The real test of a good toy isn’t how excited your child is when they first see it. That moment is easy to engineer. Bright colours, sounds, and novelty can do a lot of heavy lifting in the beginning.
What matters more is what happens after that initial excitement has passed.
A toy that earns its place is one a child returns to without prompting. Not because they’re reminded, redirected, or encouraged, but because it still makes sense to them. It still offers something to do.
One of the simplest ways to spot this is to notice whether a toy allows for different types of engagement over time. Does it support multiple ways of playing, building, pretending, or experimenting, or does it rely on a single outcome that gets mastered quickly?
Toys that do everything for the child often run out of value once the mechanism is understood.

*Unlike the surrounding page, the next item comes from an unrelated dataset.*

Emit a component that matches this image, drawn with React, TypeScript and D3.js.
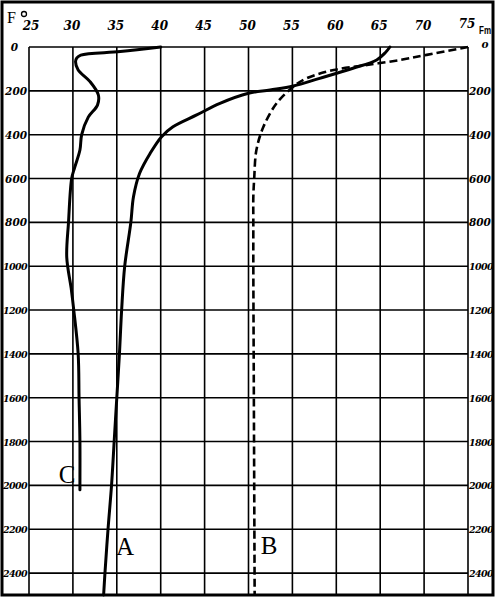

When the toy leads and the child follows, there’s very little room for adaptation. Once the sequence is learned, the interaction tends to stall.
Toys that last tend to work the other way around. They require effort, choice, or imagination from the child. They don’t perform, they respond. That difference gives play somewhere to go as skills and interests change.
Another useful question is whether the toy grows with the child or stays fixed at one level. A toy that can be revisited with more complexity, different intentions, or new combinations is far more likely to remain relevant over weeks and months.
This doesn’t mean a good toy needs to be complicated or educational. It means it needs to leave enough space for the child to shape the experience themselves.
When a toy supports exploration rather than being replaced, it tends to come back out of the cupboard again and again. That’s usually the clearest sign it was worth choosing.